In particular they are worried about the diminution of the 'needs to have a less Church of England basis, particularly in regard to the formularies'.
Early on in the St Andrew’s Covenant draft it currently declares that each Church of the Communion affirms the faith “which the historic formularies of the Church of England bear significant witness.” This prominent clause now looks set to be changed.
Well, perhaps it is time that the Anglican Communion grew up and became a family of equal adults rather than a family of mother and her children. (No-one outside the Church of England would see it otherwise.)

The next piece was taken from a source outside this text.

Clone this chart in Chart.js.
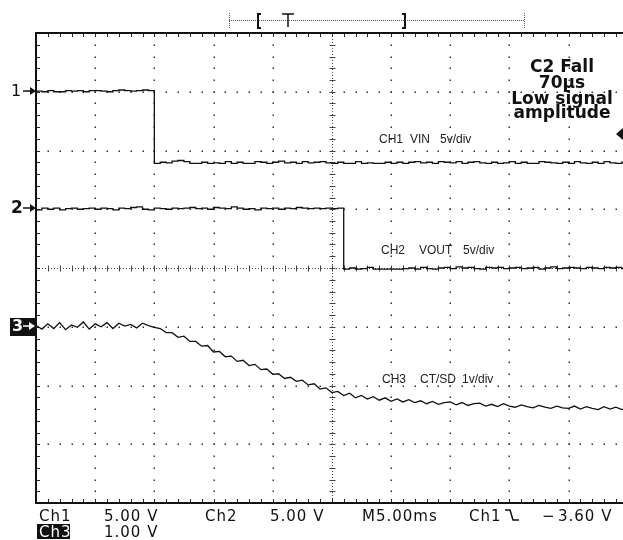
<!DOCTYPE html>
<html>
<head>
<meta charset="utf-8">
<script src="https://cdn.jsdelivr.net/npm/chart.js@4.4.1/dist/chart.umd.min.js"></script>
<style>
html, body { margin: 0; padding: 0; background: #fff; overflow: hidden; }
#wrap { width: 623px; height: 540px; }
</style>
</head>
<body>
<div id="wrap"><canvas id="scope" width="623" height="540"></canvas></div>
<script>
'use strict';

// sample times in ms (M5.00ms / div)
var timeMs = [
    0, 0.5, 1, 1.5, 2, 2.5, 3, 3.5, 4, 4.5, 5, 5.5, 6, 6.5, 7, 7.5, 8, 8.5, 9, 9.5,
    10, 10.5, 11, 11.5, 12, 12.5, 13, 13.5, 14, 14.5, 15, 15.5, 16, 16.5, 17, 17.5, 18, 18.5, 19, 19.5,
    20, 20.5, 21, 21.5, 22, 22.5, 23, 23.5, 24, 24.5, 25, 25.5, 26, 26.5, 27, 27.5, 28, 28.5, 29, 29.5,
    30, 30.5, 31, 31.5, 32, 32.5, 33, 33.5, 34, 34.5, 35, 35.5, 36, 36.5, 37, 37.5, 38, 38.5, 39, 39.5,
    40, 40.5, 41, 41.5, 42, 42.5, 43, 43.5, 44, 44.5, 45, 45.5, 46, 46.5, 47, 47.5, 48, 48.5, 49, 49.5,
    50
];

// CH1 VIN, volts
var ch1Volts = [
    0, 0.05, 0, 0.1, 0, 0, 0.1, 0.05, 0.1, 0, 0.1, 0.1, 0.05, 0, 0.1, 0.15, 0.1, 0.05, 0.1, 0.15, 0.1,
    -6.1, -6.0, -6.05, -5.9, -5.85, -5.95, -6.1, -6.1, -6.0, -6.1,
    -6.05, -6.1, -5.95, -6.1, -6.0, -6.1, -6.1, -5.95, -6.0, -6.1,
    -6.0, -5.9, -6.05, -6.0, -6.1, -5.95, -6.05, -6.0, -5.95, -6.05,
    -6.1, -6.0, -6.1, -6.1, -5.95, -6.1, -6.05, -6.1, -6.1, -6.0,
    -6.1, -6.0, -6.1, -6.0, -5.95, -6.05, -6.0, -6.1, -5.95, -6.0,
    -6.05, -5.95, -6.1, -6.0, -5.95, -6.05, -6.1, -6.0, -6.1, -6.05,
    -5.95, -6.1, -6.0, -6.1, -6.1, -5.95, -6.0, -6.05, -6.1, -6.0,
    -6.1, -5.95, -6.05, -6.1, -6.0, -6.1, -5.95, -6.05, -6.1, -6.0
];

// CH2 VOUT, volts
var ch2Volts = [
    0.05, -0.05, 0.1, 0, 0.1, -0.05, 0.05, 0.1, 0, 0.05,
    0.1, 0, 0.1, 0.05, -0.05, 0.1, 0.05, 0.15, 0.2, 0,
    -0.05, 0.1, 0.05, 0, 0.1, 0.05, 0.1, 0.15, 0.05, 0.1,
    0, 0.15, 0.1, 0.05, 0.2, 0.1, 0, 0.05, -0.05, 0.1,
    0.05, 0.1, 0, 0.1, 0.05, 0.15, 0.1, 0.05, 0.1, 0.05,
    0.1, 0.05, 0.1,
    -5.1, -5.0, -5.1, -5.05, -4.95, -5.1, -5.1, -5.1, -5.1, -5.1,
    -5.05, -5.0, -5.1, -4.95, -5.05, -5.1, -5.0, -4.95, -5.05, -4.9,
    -5.0, -4.95, -5.05, -5.1, -4.95, -5.0, -4.95, -5.05, -5.0, -4.95,
    -5.05, -5.0, -4.95, -5.1, -5.0, -4.9, -5.05, -5.0, -4.95, -5.0,
    -5.05, -4.95, -5.0, -5.05, -4.95, -5.0, -4.95, -5.05
];

// CH3 CT/SD, volts
var ch3Volts = [
    0.02, -0.04, 0.05, -0.03, 0.07, -0.05, 0.03, -0.01, 0.08, -0.04, 0.05, 0.0, 0.07, -0.03, 0.06, 0.01, 0.04, -0.02, 0.06, 0.02, -0.01,
    -0.03, -0.10, -0.10, -0.18, -0.16, -0.25, -0.25, -0.33, -0.32, -0.43,
    -0.42, -0.51, -0.50, -0.59, -0.57, -0.66, -0.64, -0.73, -0.72, -0.81,
    -0.80, -0.88, -0.86, -0.93, -0.91, -0.99, -0.97, -1.06, -1.04, -1.12,
    -1.10, -1.17, -1.13, -1.21, -1.17, -1.23, -1.19, -1.25, -1.21, -1.27,
    -1.23, -1.28, -1.24, -1.29, -1.26, -1.31, -1.27, -1.32, -1.29, -1.28,
    -1.33, -1.29, -1.34, -1.31, -1.30, -1.35, -1.32, -1.36, -1.31, -1.35,
    -1.37, -1.33, -1.36, -1.38, -1.34, -1.37, -1.39, -1.35, -1.38, -1.39,
    -1.35, -1.40, -1.36, -1.39, -1.41, -1.36, -1.40, -1.37, -1.41, -1.38
];

// channel setup
var channelNames = ['1', '2', '3'];
var voltsPerDiv = [5, 5, 1];
var groundDiv = [3, 1, -1];          // ground marker, divisions from centre
var traceLabels = [
    ['CH1', 'VIN', '5v/div'],
    ['CH2', 'VOUT', '5v/div'],
    ['CH3', 'CT/SD', '1v/div']
];
var noteLines = ['C2 Fall', '70\u00b5s', 'Low signal', 'amplitude'];
var msPerDiv = 5;
var triggerVolts = -3.6;             // Ch1, falling edge

function toDiv(ch, volts) {
    return volts.map(function(v, i) {
        return { x: timeMs[i], y: v / voltsPerDiv[ch] + groundDiv[ch] };
    });
}

var INK = '#111';

var graticule = {
    id: 'graticule',
    beforeDatasetsDraw: function(chart) {
        var ctx = chart.ctx;
        var xs = chart.scales.x, ys = chart.scales.y;
        var a = chart.chartArea;
        var d, m, px, py;
        ctx.save();
        ctx.fillStyle = '#333';
        // dotted major lines
        for (d = 1; d <= 9; d++) {
            if (d === 5) continue;
            px = Math.round(xs.getPixelForValue(d * msPerDiv));
            for (m = -19; m <= 19; m++) {
                py = Math.round(ys.getPixelForValue(m * 0.2));
                ctx.fillRect(px - 0.5, py - 0.5, 1.5, 1.5);
            }
        }
        for (d = -3; d <= 3; d++) {
            if (d === 0) continue;
            py = Math.round(ys.getPixelForValue(d));
            for (m = 1; m <= 50; m++) {
                px = Math.round(xs.getPixelForValue(m * msPerDiv / 5));
                ctx.fillRect(px - 0.5, py - 0.5, 1.5, 1.5);
            }
        }
        // centre lines with minor ticks
        var cx = Math.round(xs.getPixelForValue(5 * msPerDiv)) + 0.5;
        var cy = Math.round(ys.getPixelForValue(0)) + 0.5;
        ctx.strokeStyle = '#444';
        ctx.lineWidth = 1;
        ctx.setLineDash([1, 2]);
        ctx.beginPath();
        ctx.moveTo(a.left, cy); ctx.lineTo(a.right, cy);
        ctx.moveTo(cx, a.top); ctx.lineTo(cx, a.bottom);
        ctx.stroke();
        ctx.setLineDash([]);
        ctx.beginPath();
        for (m = 1; m <= 50; m++) {
            px = Math.round(xs.getPixelForValue(m * msPerDiv / 5)) + 0.5;
            ctx.moveTo(px, cy - 3); ctx.lineTo(px, cy + 3);
        }
        for (m = -19; m <= 19; m++) {
            py = Math.round(ys.getPixelForValue(m * 0.2)) + 0.5;
            ctx.moveTo(cx - 3, py); ctx.lineTo(cx + 3, py);
        }
        ctx.stroke();
        // frame with inside ticks
        ctx.strokeStyle = INK;
        ctx.lineWidth = 2;
        ctx.beginPath();
        ctx.moveTo(a.right, a.top); ctx.lineTo(a.left, a.top);
        ctx.lineTo(a.left, a.bottom); ctx.lineTo(a.right, a.bottom);
        ctx.stroke();
        ctx.lineWidth = 1;
        ctx.strokeStyle = '#222';
        ctx.beginPath();
        for (m = 1; m <= 50; m++) {
            px = Math.round(xs.getPixelForValue(m * msPerDiv / 5)) + 0.5;
            ctx.moveTo(px, a.top); ctx.lineTo(px, a.top + 4);
            ctx.moveTo(px, a.bottom); ctx.lineTo(px, a.bottom - 4);
        }
        for (m = -19; m <= 19; m++) {
            py = Math.round(ys.getPixelForValue(m * 0.2)) + 0.5;
            ctx.moveTo(a.left, py); ctx.lineTo(a.left + 4, py);
        }
        ctx.stroke();
        ctx.restore();
    }
};

function arrow(ctx, x0, x1, y, color) {
    ctx.strokeStyle = color;
    ctx.fillStyle = color;
    ctx.lineWidth = 1.5;
    ctx.beginPath();
    ctx.moveTo(x0, y); ctx.lineTo(x1 - 4, y);
    ctx.stroke();
    ctx.beginPath();
    ctx.moveTo(x1, y); ctx.lineTo(x1 - 6, y - 4); ctx.lineTo(x1 - 6, y + 4);
    ctx.closePath();
    ctx.fill();
}

var readout = {
    id: 'readout',
    afterDraw: function(chart) {
        var ctx = chart.ctx;
        var ys = chart.scales.y;
        ctx.save();
        ctx.textBaseline = 'middle';

        // ground markers
        for (var c = 0; c < 3; c++) {
            var gy = Math.round(ys.getPixelForValue(groundDiv[c])) - 1;
            ctx.textAlign = 'left';
            if (c === 2) {
                ctx.fillStyle = INK;
                ctx.fillRect(10, gy - 8, 26, 18);
                ctx.fillStyle = '#fff';
                ctx.font = 'bold 16px "DejaVu Sans"';
                ctx.fillText(channelNames[c], 12, gy + 1);
                arrow(ctx, 23, 35, gy, '#fff');
            } else {
                ctx.fillStyle = INK;
                ctx.font = (c === 1 ? 'bold 17px' : '16px') + ' "DejaVu Sans"';
                ctx.fillText(channelNames[c], 11, gy + 1);
                arrow(ctx, 23, 36, gy, INK);
            }
        }

        // trigger level marker (Ch1)
        var ty = Math.round(ys.getPixelForValue(triggerVolts / voltsPerDiv[0] + groundDiv[0]));
        ctx.fillStyle = INK;
        ctx.beginPath();
        ctx.moveTo(616, ty); ctx.lineTo(623, ty - 6); ctx.lineTo(623, ty + 6);
        ctx.closePath();
        ctx.fill();

        // trace labels
        ctx.font = '12px "Liberation Sans"';
        ctx.textBaseline = 'alphabetic';
        ctx.fillStyle = '#222';
        var labelPos = [[379, 410, 440, 143], [381, 419, 463, 254], [382, 420, 462, 383]];
        for (var t = 0; t < 3; t++) {
            for (var k = 0; k < 3; k++) {
                ctx.fillText(traceLabels[t][k], labelPos[t][k], labelPos[t][3]);
            }
        }

        // note
        ctx.font = 'bold 17px "DejaVu Sans"';
        ctx.textAlign = 'center';
        ctx.fillStyle = INK;
        var noteBase = [72, 88, 104, 118];
        for (var n = 0; n < noteLines.length; n++) {
            ctx.fillText(noteLines[n], 562, noteBase[n]);
        }

        // record bar with trigger position
        ctx.strokeStyle = '#555';
        ctx.lineWidth = 1;
        ctx.setLineDash([1, 1]);
        ctx.beginPath();
        ctx.moveTo(229, 20.5); ctx.lineTo(524, 20.5);
        ctx.moveTo(229.5, 13); ctx.lineTo(229.5, 29);
        ctx.moveTo(524.5, 13); ctx.lineTo(524.5, 29);
        ctx.stroke();
        ctx.setLineDash([]);
        ctx.strokeStyle = INK;
        ctx.lineWidth = 2;
        ctx.beginPath();
        ctx.moveTo(261, 14); ctx.lineTo(258, 14); ctx.lineTo(258, 28); ctx.lineTo(261, 28);
        ctx.moveTo(402, 14); ctx.lineTo(405, 14); ctx.lineTo(405, 28); ctx.lineTo(402, 28);
        ctx.stroke();
        ctx.lineWidth = 1.5;
        ctx.beginPath();
        ctx.moveTo(282, 14); ctx.lineTo(294, 14);
        ctx.moveTo(288, 14); ctx.lineTo(288, 27);
        ctx.stroke();

        // status line
        ctx.textAlign = 'left';
        ctx.font = '15px "DejaVu Sans"';
        ctx.letterSpacing = '1px';
        ctx.fillStyle = INK;
        var row1 = [['Ch1', 39], ['5.00 V', 104], ['Ch2', 205], ['5.00 V', 270],
                    ['M5.00ms', 362], ['Ch1', 469], ['\u2212', 542], ['3.60 V', 558]];
        row1.forEach(function(r) { ctx.fillText(r[0], r[1], 521); });
        // falling edge symbol
        ctx.lineWidth = 1.5;
        ctx.beginPath();
        ctx.moveTo(505, 510); ctx.lineTo(510, 510); ctx.lineTo(513, 520); ctx.lineTo(519, 520);
        ctx.stroke();
        ctx.fillRect(37, 524, 33, 15);
        ctx.fillStyle = '#fff';
        ctx.fillText('Ch3', 39, 537);
        ctx.fillStyle = INK;
        ctx.fillText('1.00 V', 104, 537);
        ctx.restore();
    }
};

function traceSet(ch, values, stepped) {
    return {
        label: 'CH' + channelNames[ch],
        data: toDiv(ch, values),
        borderColor: INK,
        borderWidth: 1.3,
        pointRadius: 0,
        stepped: stepped,
        tension: 0,
        fill: false
    };
}

new Chart(document.getElementById('scope').getContext('2d'), {
    type: 'line',
    data: {
        datasets: [
            traceSet(0, ch1Volts, 'after'),
            traceSet(1, ch2Volts, 'after'),
            traceSet(2, ch3Volts, false)
        ]
    },
    options: {
        responsive: false,
        animation: false,
        events: [],
        layout: { padding: { left: 36, top: 33, right: 0, bottom: 37 } },
        plugins: { legend: { display: false }, tooltip: { enabled: false } },
        scales: {
            x: { type: 'linear', min: 0, max: 49.6, display: false },
            y: { type: 'linear', min: -4, max: 4, display: false }
        }
    },
    plugins: [graticule, readout]
});
</script>
</body>
</html>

Adopting the Covenant would have a number of effects. Membership of the Anglican Communion will then depend of being a signatory to the Covenant not on being in communion with the See of Canterbury. It may be a significant benefit to the CofE to become no more than one communion amongst three dozen, but I guess it'll be a long time before it sinks in.
However the standing of the Archbishop of Canterbury will have to change. In a family of equal adults, all of whom elect their bishops except England, it will be impossibly anomalous for their leader to be chosen by the British Prime Minister at the time.
The options are:
- that the Prime Minister agrees to appoint as ABC a person commended to them by the Primates of the Anglican Communion.
- that leadership of the Communion (chairmanship of the Primates' Meetings, convenor of a decennial conference etc.) be a person, being a Primate of a Province in good standing with members of the Covenant, and elected by the Primates or some other constituency.
- that the title 'Archbishop of Canterbury' be entirely separate from the Church of England and be granted to whoever leads the Communion.
Other changes might also be possible. How about:
- electing a leader for a single period of, say, eight or ten years?
- election by bishops across the globe, or by each Provincial synod, or by the ACC (and therefore leaving to each province whether they mandate their representatives or leave them to decide for themselves), or by an electoral college?
- demanding that leaders account for their actions to their people and that accounts and budgets are transparent.
The choosing of a leader is important. But it is less important than the powers that the new leader will have under the Covenant. To date additional powers are in the Appendix of the St Andrew's Draft and in the terms of reference of the ad hoc Commissions, Panels, Committees etc. Power is being taken to the centre in bureaucratic and unaccountable ways.
The standing of the formularies, though obviously of concern to the Prayer Book Society is, like them, peripheral. If the PBS wish to reassert The Book of Common Prayer, its Ordinal and the 39 Articles at the heart of Anglicanism they first need to watch very carefully what powers are being grabbed in the name of Covenant.